Mit dem 11. September und der sich im US-Establishment durchsetzenden Erkenntnis, daß Gruppen wie Al-Qaeda nur als Resultat der Lage im arabischen Nahen Osten sind und die Region grundlegend verändert werden müsse, rückte der Irak erneut ins Zentrum des Interesses. Nur hier gab es eine widerständige Bevölkerung und eine, wenn auch schwache, organisierte Opposition, die immerhin seit Jahren ihren Willen bekundet hatte, mit jedem zu kooperieren, der die Bereitschaft zeigt Saddam Hussein zu stürzen. Weiterhin bleibt aber fraglich, ob, wie Thomas Carothers in Foreign Affairs schreibt, sich in der US-Administration bezüglich des Nahen Ostens nun ein demokratischer Messianismus durchsetzt, der auf die Bevölkerung setzt, oder am Ende nicht doch die bekannte von der CIA umgesetzte Realpolitik obsiegt, deren Programm in der Unterstützung "tyrannischer arabischer Regimes" zu bestehen pflegt . Nähmen die USA es mit dem "Regime Change" wirklich ernst, so würden sie erstmals seit dem Sturz Mossadaghs 1953 die bestehenden Herrschaftsstrukturen eines nahöstlichen Staates ändern. Bislang aber galt das Primat der Containment-Politik im Nahen Osten so weit, daß man in Krisen selbst verfeindete Regierungen, wie das des Gamal Abdul Nasser, rettete, den man während der Suezkrise 1956 stützte und Arafat 1982 zur Flucht verhalf, als die Israelis Beirut belagerten.

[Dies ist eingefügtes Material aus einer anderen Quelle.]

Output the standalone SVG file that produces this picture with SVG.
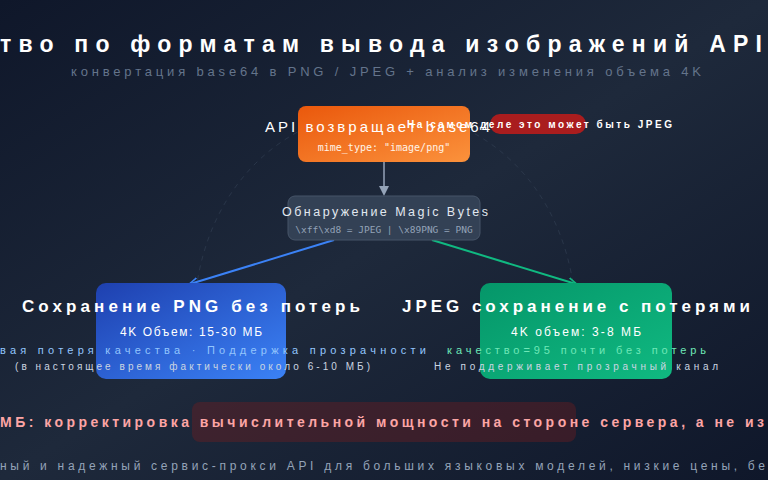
<svg xmlns="http://www.w3.org/2000/svg" width="768" height="480" viewBox="0 0 768 480">
<defs>
<linearGradient id="bg" x1="0" y1="0" x2="1" y2="1"><stop offset="0" stop-color="#0f172a"/><stop offset="0.5" stop-color="#1e293b"/><stop offset="1" stop-color="#0f172a"/></linearGradient>
<linearGradient id="og" x1="0" y1="0" x2="1" y2="1"><stop offset="0" stop-color="#ea580c"/><stop offset="1" stop-color="#fb923c"/></linearGradient>
<linearGradient id="bl" x1="0" y1="0" x2="1" y2="1"><stop offset="0" stop-color="#1e40af"/><stop offset="1" stop-color="#3b82f6"/></linearGradient>
<linearGradient id="gr" x1="0" y1="0" x2="1" y2="1"><stop offset="0" stop-color="#059669"/><stop offset="1" stop-color="#10b981"/></linearGradient>
<marker id="ag" markerWidth="10" markerHeight="10" refX="8" refY="5" orient="auto" markerUnits="userSpaceOnUse"><path d="M0,0 L10,5 L0,10 z" fill="#94a3b8"/></marker>
<marker id="ab" markerWidth="10" markerHeight="10" refX="8" refY="5" orient="auto" markerUnits="userSpaceOnUse"><path d="M0,1 L9,5 L0,9" fill="none" stroke="#3b82f6" stroke-width="1.5"/></marker>
<marker id="an" markerWidth="10" markerHeight="10" refX="8" refY="5" orient="auto" markerUnits="userSpaceOnUse"><path d="M0,1 L9,5 L0,9" fill="none" stroke="#10b981" stroke-width="1.5"/></marker>
<style>
text{font-family:"Liberation Sans","Noto Sans",sans-serif}
.mono{font-family:"DejaVu Sans Mono","Liberation Mono",monospace}
.w{fill:#fff;font-weight:bold}
</style>
</defs>
<rect width="768" height="480" fill="url(#bg)"/>
<path d="M195,360 C180,200 280,110 384,110 C490,110 590,200 575,360" fill="none" stroke="#334155" stroke-width="1" stroke-dasharray="5,5" opacity="0.6"/>
<text x="0" y="52" textLength="762" lengthAdjust="spacing" fill="#fff" font-size="23" font-weight="bold">тво по форматам вывода изображений API</text>
<text x="71" y="76" textLength="630" lengthAdjust="spacing" fill="#64748b" font-size="13">конвертация base64 в PNG / JPEG + анализ изменения объема 4K</text>
<g id="connectors">
<line x1="384" y1="162" x2="384" y2="194" stroke="#94a3b8" stroke-width="1.5" marker-end="url(#ag)"/>
<line x1="334" y1="240" x2="190" y2="284" stroke="#3b82f6" stroke-width="2" marker-end="url(#ab)"/>
<line x1="432" y1="240" x2="576" y2="284" stroke="#10b981" stroke-width="2" marker-end="url(#an)"/>
</g>
<g id="api">
<rect x="298" y="106" width="172" height="56" rx="8" fill="url(#og)"/>
<text x="265" y="132" textLength="225" lengthAdjust="spacing" fill="#fff" font-size="15">API возвращает base64</text>
<text x="384" y="151" text-anchor="middle" class="mono" fill="#fff3e6" font-size="10">mime_type: "image/png"</text>
</g>
<g id="warn">
<rect x="490" y="114" width="96" height="20" rx="10" fill="#b91c1c" opacity="0.9"/>
<text x="407" y="128" textLength="265" lengthAdjust="spacing" fill="#fff" font-size="10" font-weight="bold">На самом деле это может быть JPEG</text>
</g>
<g id="magic">
<rect x="288" y="196" width="192" height="44" rx="7" fill="#334155" stroke="#475569" stroke-width="1"/>
<text x="282" y="216" textLength="206" lengthAdjust="spacing" fill="#e2e8f0" font-size="12.5">Обнаружение Magic Bytes</text>
<text x="384" y="233" text-anchor="middle" class="mono" fill="#94a3b8" font-size="9.5">\xff\xd8 = JPEG | \x89PNG = PNG</text>
</g>
<g id="png">
<rect x="96" y="283" width="190" height="96" rx="10" fill="url(#bl)"/>
<text x="22" y="312" textLength="338" lengthAdjust="spacing" class="w" font-size="17">Сохранение PNG без потерь</text>
<text x="120" y="336" textLength="142" lengthAdjust="spacing" fill="#fff" font-size="12">4K Объем: 15-30 МБ</text>
<text x="0" y="354" textLength="426" lengthAdjust="spacing" fill="#93c5fd" font-size="11">вая потеря качества · Поддержка прозрачности</text>
<text x="15" y="370" textLength="355" lengthAdjust="spacing" fill="#cbd5e1" font-size="10">(в настоящее время фактически около 6-10 МБ)</text>
</g>
<g id="jpeg">
<rect x="480" y="283" width="192" height="96" rx="10" fill="url(#gr)"/>
<text x="402" y="312" textLength="348" lengthAdjust="spacing" class="w" font-size="17">JPEG сохранение с потерями</text>
<text x="511" y="336" textLength="130" lengthAdjust="spacing" fill="#fff" font-size="12">4K объем: 3-8 МБ</text>
<text x="447" y="354" textLength="259" lengthAdjust="spacing" fill="#6ee7b7" font-size="11">качество=95 почти без потерь</text>
<text x="434" y="370" textLength="284" lengthAdjust="spacing" fill="#cbd5e1" font-size="10">Не поддерживает прозрачный канал</text>
</g>
<g id="note">
<rect x="192" y="402" width="384" height="40" rx="8" fill="#7f1d1d" opacity="0.35"/>
<text x="0" y="427" textLength="764" lengthAdjust="spacing" fill="#fca5a5" font-size="14" font-weight="bold">МБ: корректировка вычислительной мощности на стороне сервера, а не из</text>
</g>
<text x="0" y="470" textLength="765" lengthAdjust="spacing" fill="#94a3b8" font-size="12">ный и надежный сервис-прокси API для больших языковых моделей, низкие цены, бе</text>
</svg>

Bliebe man bei der vorweg gestellten Annahme, es käme zu keinem Krieg, so hätten sich in der Tat die "Realpolitiker" durchgesetzt, Saddam Hussein wäre weiterhin im Amt oder durch einen anderen starken Mann ersetzt worden und alles bliebe weiter beim Alten. Alles? Nicht ganz. Denn das System vermeintlich stabiler Herrschaft ist längst und nicht nur vom irakischen Diktator unwiderruflich in Frage gestellt. Auch der Djihad der Islamisten vollzieht im Negativen, was die irakische Opposition nun positiv anzubieten versucht: Die Zerstörung der bestehenden Ordnung des Nahen Ostens.